Siempre la misma historia, en un tonto intento de justificarse a uno mismo en medio del estado de cosas factibles y posibles. Uno está donde está porque quiere, y no suele haber más cuando nos movemos en estos estrictos límites. Si uno quisiera ser funcionario, pues lo habría intentado, supongo. Tenemos que justificar que nos guste la cerveza y que nos guste fumar, que nos guste quedarnos hasta las tantas leyendo y supurando por una buena historia.
A mí me gusta rascarme el ombligo, constantemente. Pero si me quedo tumbado en el sofá viendo pasar la tarde algo dentro de mí me dice que estoy equivocando la tirada. Me deprimo, algo me noquea en el estómago hacia fuera. Me pongo nervioso, veo mi vida pasar ante mis ojos y me parece bastante, pero no todo.
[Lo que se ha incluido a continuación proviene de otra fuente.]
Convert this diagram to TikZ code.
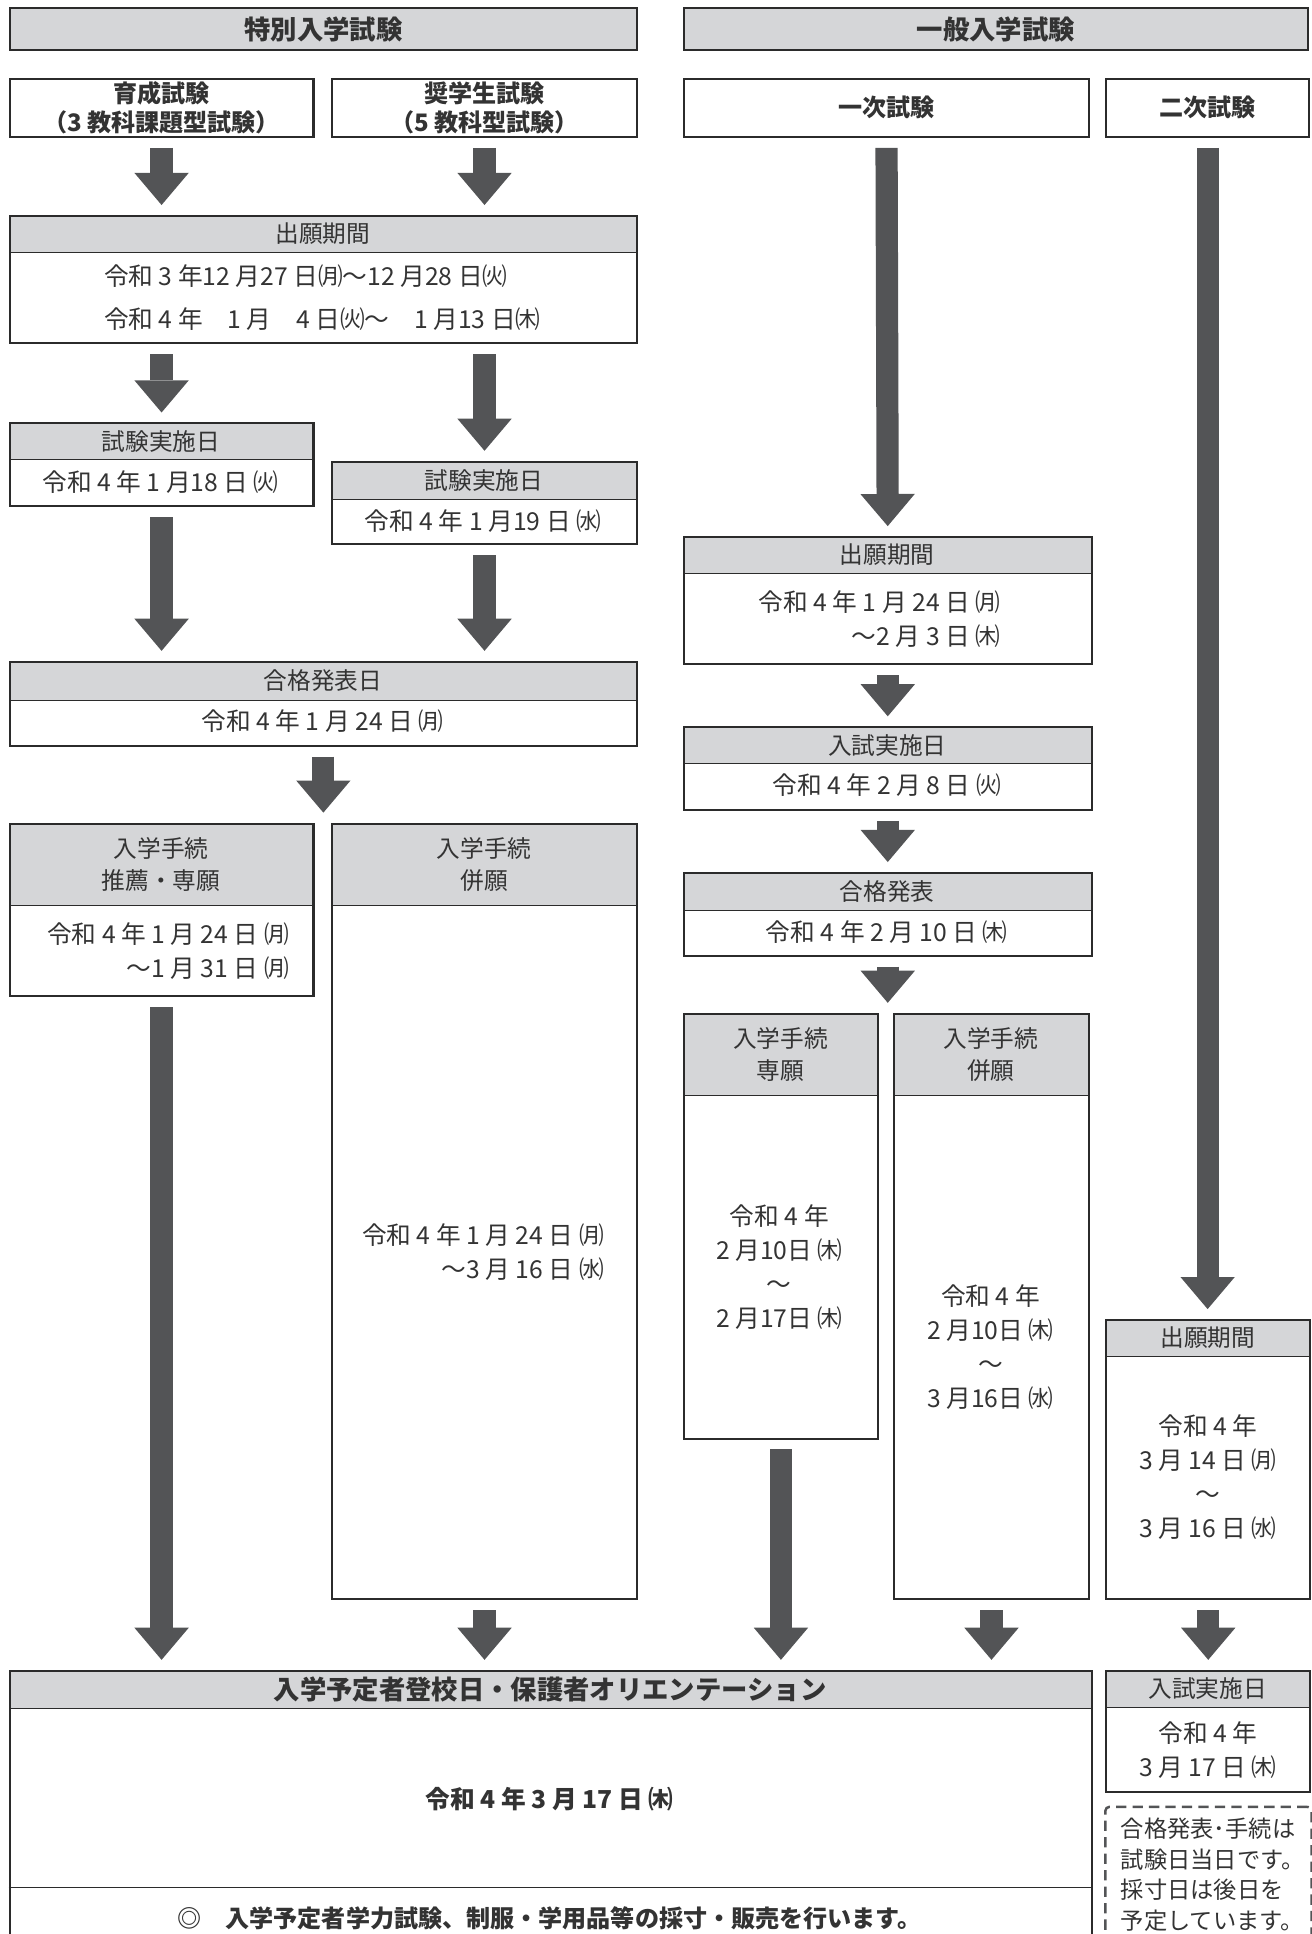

Me levanto, inquieto, busco agua o cerveza en la nevera, voy al baño y evito mirarme en el espejo, me mojo la cara, me seco, me lavo las manos, enciendo un cigarro: algo me rompe y no me deja en paz.
Me gusta comprar unas cervezas y tabaco y enchufar la tele mientras dejo que la cabeza se vaya ocupando de sus asuntos mecida por los colorines de la pantalla. Van cayendo las cervezas y empiezo a sentirme bien, no sé si por el alcohol o por pensar a la deriva. A veces me agobio por otros motivos y pienso que todo puede ir mal, que todo puede ir funestamente mal y en ese momento me acordaré de cuando aún tenía una cierta libertad de movimientos, es decir: ahora. No quiero ser mal interpretado, no me refiero a la libertad de movimientos que confiere el no tener críos ni hipotecas, no voy por ahí. Es más bien la libertad de… de estar en medio de todo, de algún modo. De aún estar a tiempo para algo que no termina de llegar mientras esperas. Me gusta comprar cervezas y tabaco y pasar la tarde, pero nunca puedo hacerlo. A mitad del rito siempre llega ese tirón en la cabeza o ese despertarse de repente en medio de una pesadilla o esa sensación de que todo se está esfumando entre los dedos, y es entonces cuando leo y cuando escribo y cuando compongo y cuando miro las cosas de otra manera. Cada vez más me pregunto si no sería mejor olvidarse de todo, poder olvidarse de todo, y mirar la tele viendo lo que veo y no pensar en nada mas que en que ahora es por la tarde y no tengo nada mejor que hacer ni que ser que tomarme unas cervezas dejando que todo siga sucediendo alrededor. Dejar las cosas en paz para que las cosas me dejen tranquilo.
Y pienso ahora que tenemos que justificar todas esas cosas no porque nos importen lo más mínimo, sino porque nos hemos escudado en ellas y al hablar de ellas y al defenderlas estamos hablando de y defendiéndonos a nosotros mismos. Pero no porque supongan nada en sí mismas, sino porque llevamos demasiado tiempo apostando a rojo como para cambiar ahora y joder tantos años de nuestra propia historia de un plumazo. No dejamos de aferrarnos para no perder nada y cuanto más tiempo pasa más tenemos que perder y menos cambiamos. Es así de circular el asunto.
Tanto justificar esto y lo otro apesta. Los que están al otro lado y nos piden que nos justifiquemos están en la misma recta, en el punto diametralmente opuesto pero en la misma recta. De una recta que no existe, para mayor gloria inmarcesible de la estupidez. No dejamos de hablar todos de lo mismo pensando que estamos enfrentados, y de perder el tiempo mientras lo hacemos. Si realmente todos estuviéramos tan convencidos, nadie tendría que justificar nada.
La gente puede -y cree hacerlo- cambiar de ideales, pero nunca se cambian a sí mismos. Eso precisamente es apostar a rojo y después de una noche de pérdidas o ganancias no poder dejarlo. El rojo se ha convertido en todo.